WHAT NEEDS TO BE DONE
Gather up every line that includes the string "Generate".

### RECORDED DATA

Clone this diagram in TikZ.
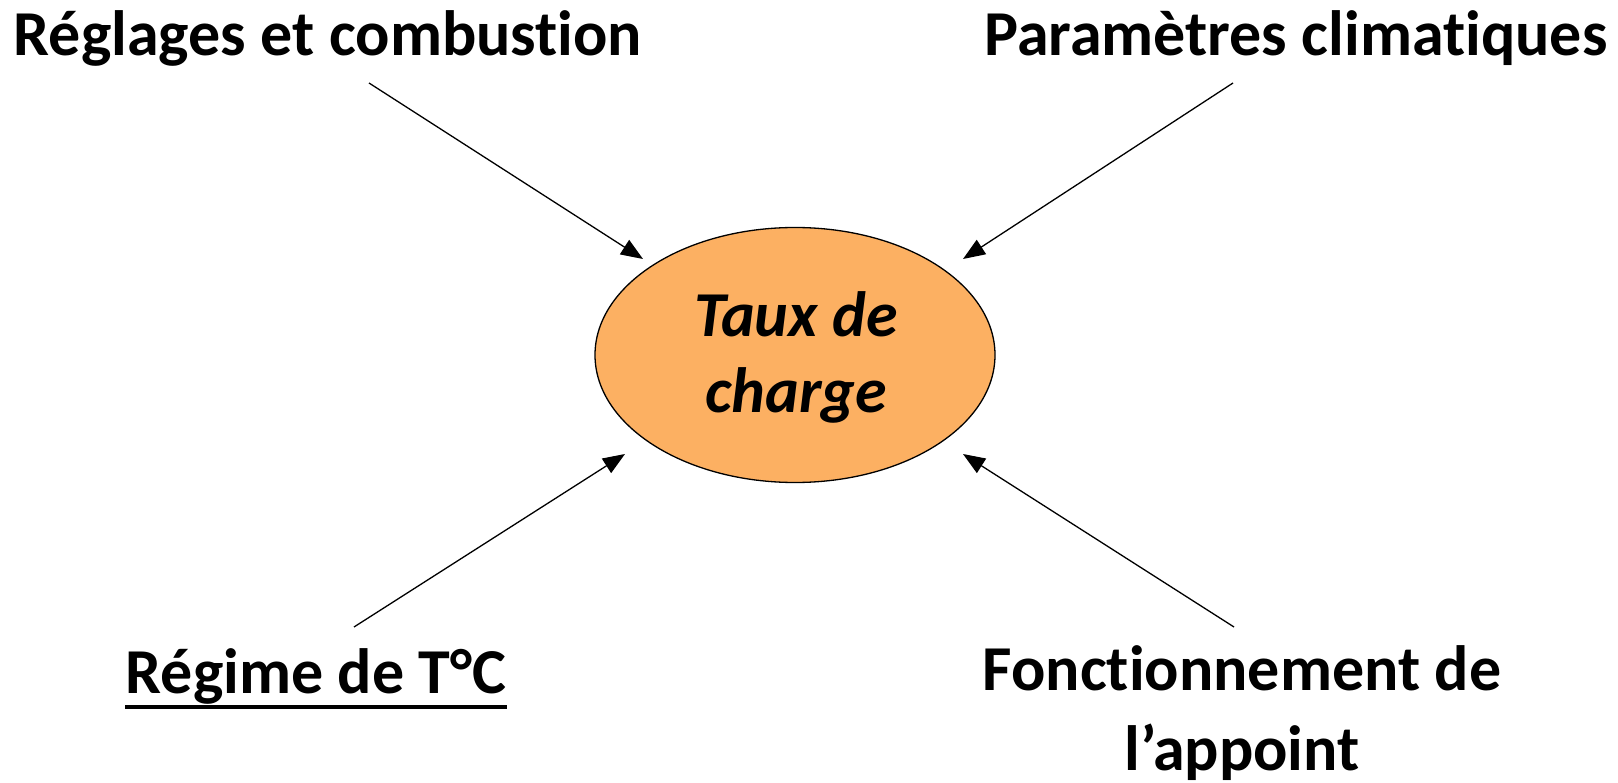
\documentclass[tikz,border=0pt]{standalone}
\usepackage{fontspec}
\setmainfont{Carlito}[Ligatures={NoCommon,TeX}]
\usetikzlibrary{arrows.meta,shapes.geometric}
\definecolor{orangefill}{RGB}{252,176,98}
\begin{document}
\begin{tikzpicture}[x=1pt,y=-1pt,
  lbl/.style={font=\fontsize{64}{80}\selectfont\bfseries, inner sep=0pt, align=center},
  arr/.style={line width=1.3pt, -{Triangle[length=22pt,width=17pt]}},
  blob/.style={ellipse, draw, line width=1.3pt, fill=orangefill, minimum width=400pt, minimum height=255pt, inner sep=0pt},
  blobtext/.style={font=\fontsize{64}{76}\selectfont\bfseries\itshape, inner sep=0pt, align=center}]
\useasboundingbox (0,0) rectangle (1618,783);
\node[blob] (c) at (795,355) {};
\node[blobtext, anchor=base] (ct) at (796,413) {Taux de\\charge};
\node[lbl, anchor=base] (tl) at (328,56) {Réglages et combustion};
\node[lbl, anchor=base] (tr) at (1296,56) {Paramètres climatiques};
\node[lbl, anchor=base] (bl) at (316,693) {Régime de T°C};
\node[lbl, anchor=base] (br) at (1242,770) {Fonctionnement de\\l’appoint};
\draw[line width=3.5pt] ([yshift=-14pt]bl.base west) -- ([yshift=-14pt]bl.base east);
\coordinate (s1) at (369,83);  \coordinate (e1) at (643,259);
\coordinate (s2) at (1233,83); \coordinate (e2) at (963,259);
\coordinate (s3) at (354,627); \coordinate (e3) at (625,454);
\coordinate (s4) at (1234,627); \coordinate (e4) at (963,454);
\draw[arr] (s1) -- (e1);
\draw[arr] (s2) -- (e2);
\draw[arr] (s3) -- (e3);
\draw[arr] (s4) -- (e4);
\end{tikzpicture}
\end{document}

######
### RECORDED DATA

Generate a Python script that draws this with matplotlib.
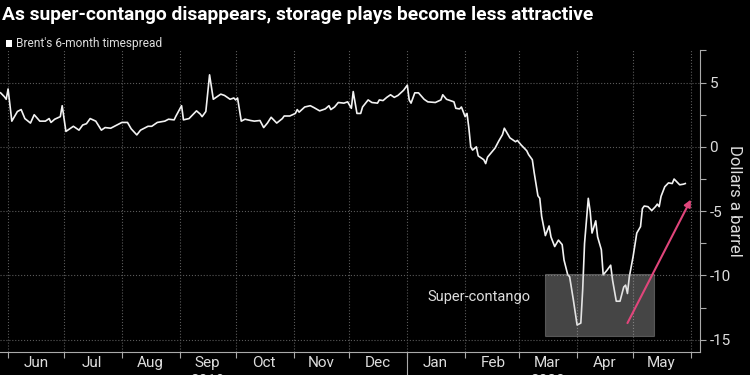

######
### RECORDED DATA

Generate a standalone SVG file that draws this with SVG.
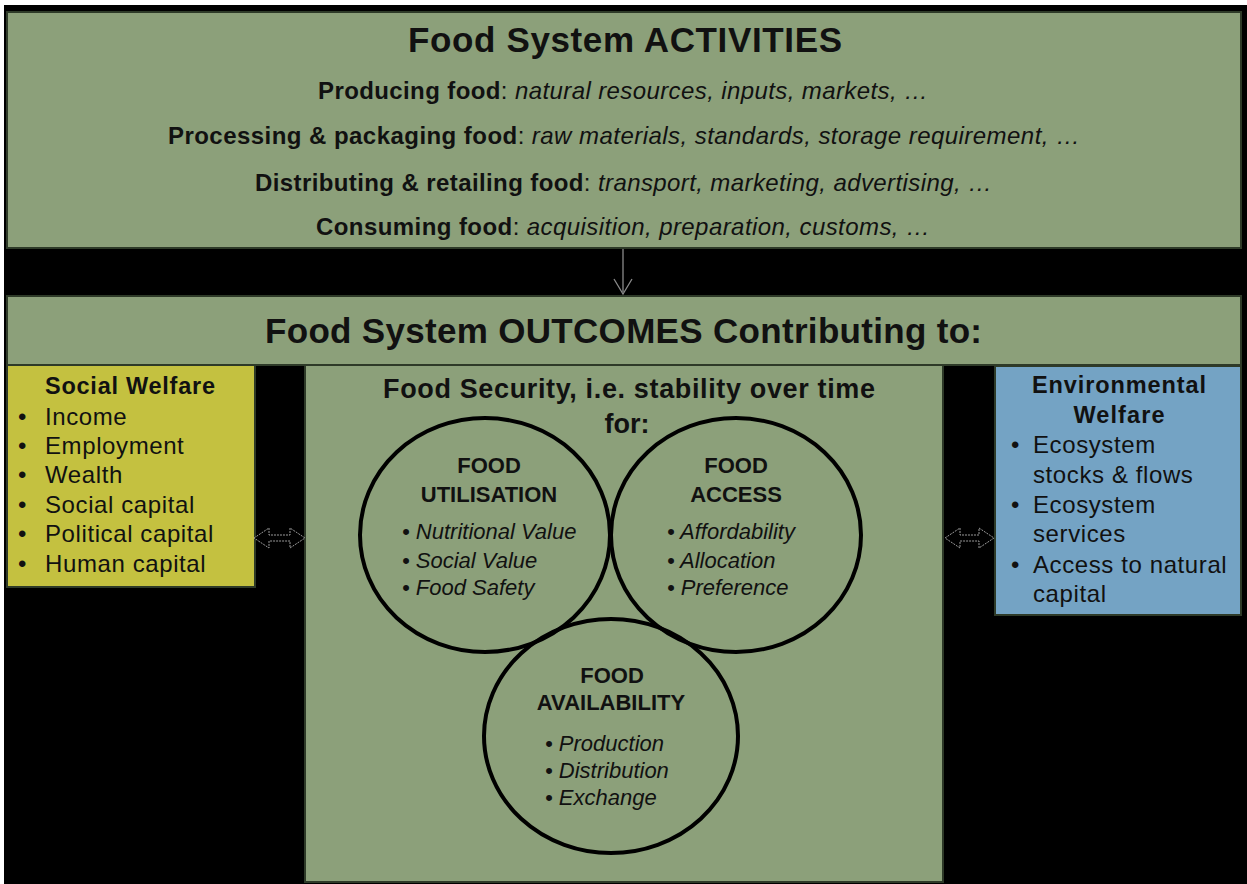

######

SOLUTION
Generate a Python script that draws this with matplotlib.
Generate a standalone SVG file that draws this with SVG.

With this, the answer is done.